С большим трудом я поднимаюсь с дивана. Два шага, и я сделаю последнее, на что пока способен. Свирепствующий за окном ветер выдавил раму, сбил горшок с цветущей в нем гортензией, и выбросив цветок из горшка, жестко с ленинским прищуром, посмотрел мне в глаза.

— Не дури, — просвистел он мне голосом ветра. — Они призвали на помощь Бога, чтобы вернуть меня. Ведь это так не сложно понять. В семнадцатом народ восстал не против царя, а против лжи, которым его начиняли на протяжении целого тысячелетия. Собери черепки, посади гортензию в новый горшок, полей и все станет на свои места.
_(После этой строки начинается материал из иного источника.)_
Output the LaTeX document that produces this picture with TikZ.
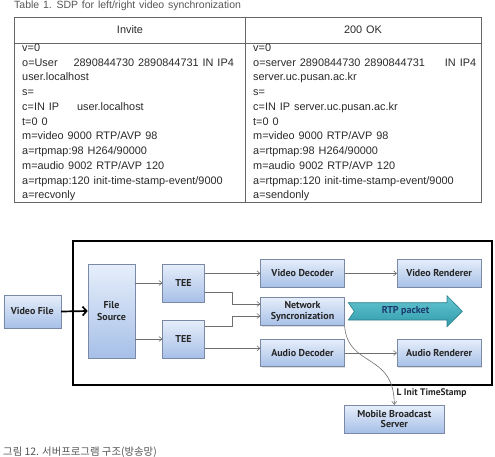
\documentclass[tikz,border=0pt]{standalone}
\usepackage{fontspec}
\setmainfont{Liberation Sans}
\newfontfamily\sdpfont{Liberation Sans}[WordSpace=1.3]
\newfontfamily\blockfont{PT Sans}
\newfontfamily\krfont{Noto Sans CJK KR}
\usepackage{xcolor}
\usepackage{tikz}
\usetikzlibrary{positioning,calc,arrows.meta,shadows}
\definecolor{boxtop}{HTML}{E6EEFA}
\definecolor{boxbottom}{HTML}{A7C0E8}
\definecolor{boxline}{HTML}{7A8AA6}
\definecolor{flowgray}{HTML}{6E6E6E}
\definecolor{sdpgray}{HTML}{2A2A2A}
\definecolor{capgray}{HTML}{555555}
\definecolor{rtptop}{HTML}{66C6D2}
\definecolor{rtpbottom}{HTML}{2F9BAA}
\definecolor{rtpline}{HTML}{2C7E8C}
\definecolor{rtptext}{HTML}{1D3A6E}

\begin{document}
\begin{tikzpicture}[x=1pt, y=-1pt,
    sdptext/.style={font=\sdpfont\fontsize{10.9}{13}\selectfont, text=sdpgray, inner sep=0pt, anchor=base west},
    tableline/.style={draw=black!60, line width=0.8pt},
    blockbox/.style={draw=boxline, line width=0.6pt, top color=boxtop, bottom color=boxbottom,
        font=\blockfont\bfseries\fontsize{10}{11.8}\selectfont, text=black!85, align=center, inner sep=0pt,
        drop shadow={opacity=0.25, shadow xshift=1pt, shadow yshift=-1pt}},
    widebox/.style={blockbox, minimum width=83.6pt, minimum height=28pt},
    flow/.style={draw=flowgray, line width=0.6pt, -{Straight Barb[length=3pt,width=5pt]}},
    thickflow/.style={draw=black, line width=1.7pt, -{Straight Barb[length=4pt,width=9pt]}},
]
\useasboundingbox (0,0) rectangle (495,456);

% caption of the table
\node[sdptext, text=capgray, font=\sdpfont\fontsize{10.5}{13}\selectfont] (tabcap) at (14,8.6) {Table 1. SDP for left/right video synchronization};

% SDP table
\draw[tableline] (14,17.3) rectangle (481,202.7);
\draw[tableline] (14,43) -- (481,43);
\draw[tableline] (245,17.3) -- (245,202.7);
\node[sdptext, anchor=center] (hinv) at (130,29.5) {Invite};
\node[sdptext, anchor=center] (hok) at (363,29.5) {200 OK};

\foreach \txt [count=\i] in {v=0, o=User\hspace{12pt} 2890844730 2890844731 IN IP4, user.localhost, s=,
    c=IN IP\hspace{14pt} user.localhost, t=0 0, m=video 9000 RTP/AVP 98, a=rtpmap:98 H264/90000,
    m=audio 9002 RTP/AVP 120, a=rtpmap:120 init-time-stamp-event/9000, a=recvonly}
    \node[sdptext] (inv\i) at (22,{51.5+14.73*(\i-1)}) {\txt};

\foreach \txt [count=\i] in {v=0, o=server 2890844730 2890844731\hspace{16pt} IN IP4, server.uc.pusan.ac.kr, s=,
    c=IN IP server.uc.pusan.ac.kr, t=0 0, m=video 9000 RTP/AVP 98, a=rtpmap:98 H264/90000,
    m=audio 9002 RTP/AVP 120, a=rtpmap:120 init-time-stamp-event/9000, a=sendonly}
    \node[sdptext] (ok\i) at (253,{51.5+14.73*(\i-1)}) {\txt};

% server program frame
\draw[line width=1.8pt] (73,241) rectangle (492,385);

\node[blockbox, minimum width=57pt, minimum height=33pt] (vfile) at (32.3,311.5) {Video File};
\node[blockbox, minimum width=47pt, minimum height=94pt] (src) at (111.5,311) {File\\Source};
\node[blockbox, minimum width=41.6pt, minimum height=38pt] (teev) at (183.5,283) {TEE};
\node[blockbox, minimum width=41.6pt, minimum height=38pt] (teea) at (183.5,339) {TEE};
\node[widebox] (vdec) at (302.5,273.3) {Video Decoder};
\node[widebox, right=52.4pt of vdec] (vren) {Video Renderer};
\node[widebox, minimum height=28.4pt] (sync) at (302.5,311.5) {Network\\Syncronization};
\node[widebox, minimum height=27.4pt] (adec) at (302.5,353) {Audio Decoder};
\node[widebox, minimum height=27.4pt, right=52.4pt of adec] (aren) {Audio Renderer};
\node[blockbox, minimum width=100pt, minimum height=27.7pt, font=\blockfont\bfseries\fontsize{10}{10.8}\selectfont] (mbs) at (394.3,419) {Mobile Broadcast\\Server};

% RTP packet arrow
\draw[draw=rtpline, line width=0.6pt, top color=rtptop, bottom color=rtpbottom]
    (348.3,302.7) -- (447,302.7) -- (447,295.7) -- (462.3,311.3) -- (447,326.7)
    -- (447,320) -- (348.3,320) -- (354.3,311.3) -- cycle;
\node[font=\blockfont\bfseries\fontsize{10}{11}\selectfont, text=rtptext] (rtp) at (405.5,311.3) {RTP packet};

% connectors
\draw[thickflow] (vfile.east) -- (src.west);
\draw[flow] (src.east |- teev) -- (teev.west);
\draw[flow] (src.east |- teea) -- (teea.west);
\draw[flow] (teev.east |- vdec) -- (vdec.west);
\coordinate (tv2) at ([yshift=-9.3pt]teev.east);
\draw[flow] (tv2) -- ++(28,0) |- ([yshift=7.5pt]sync.west);
\coordinate (ta1) at ([yshift=12.3pt]teea.east);
\draw[flow] (ta1) -- ++(28,0) |- ([yshift=-4.5pt]sync.west);
\coordinate (ta2) at ([yshift=-9.3pt]teea.east);
\draw[flow] (ta2) -- (ta2 -| adec.west);
\draw[flow] (vdec.east) -- (vren.west);
\draw[flow] (adec.east) -- (aren.west);
\draw[flow] (sync.south east) .. controls (348,368) and (394,352) .. (mbs.north);
\node[font=\blockfont\bfseries\fontsize{9.5}{10}\selectfont, text=black!85, anchor=west, inner sep=0pt] (tslabel) at (396.5,393.3) {L Init TimeStamp};

% figure caption
\node[font=\krfont\fontsize{10.4}{12}\selectfont, text=capgray, anchor=base west, inner sep=0pt] (figcap) at (3,455) {그림 12. 서버프로그램 구조(방송망)};
\end{tikzpicture}
\end{document}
Вспомни роман Алана Маршалла «Я умею прыгать через лужи». В юности ты преодолевал моря, неужели теперь споткнешься перед собственным бессилием…

Ветер меня отрезвил. Я взял перо, я продолжаю писать. Писать о поэте Вере Свидовой, которая не устрашившись людского суда, молится языческим богам. Они так ароматны эти боги. Они пахнут не церковным ладаном и собранной с народа позолотой церковников, они пахнут цветами и травами, они стучат клювами птиц, добывающих себе пищу.

Но больше всего в мире Вера ненавидит ложь. Потому, что она — Вера.

Вы лжете, обещая счастье.

Пирующие на гробах,

Вы задохнетесь вашей властью,

Сдыхая с пеной на губах.

Или:

Родина, зачем тебе уроды.

Сколько ж можно нелюдей плодить.

Ты спроси, откуда они родом,

Прежде чем их жажду утолить.

От Петра пошла эта зараза —

Прививать себе чужое зло,

Потому-то видимо, ни разу,

Родина, тебе не повезло.

В таком, видимо, ритме и продолжится наш бег, пока к власти в России не придет Воин. Воин для которого главное в жизни — Честь. А многие, кто сегодня копошится в Кремле и в Думе — трупные черви, спешащие покончить с тем, что пока еще осталось от великого народа.

Иногда мне кажется, что мои далекие предки принадлежали к гвардии Святобора. Когда я попадаю в дремучие заросли, начинаю выть от восторга, и, услышав мой вой, причудливые корневища оживают, размыкаются их тяжелые веки, в которых на протяжении тысячелетий скрывались родники с хрустально чистой водою. И у меня создается впечатления, что когда-то я уже бывал в этих местах, пил студеную воду, падал в обморок от красоты лесных фей.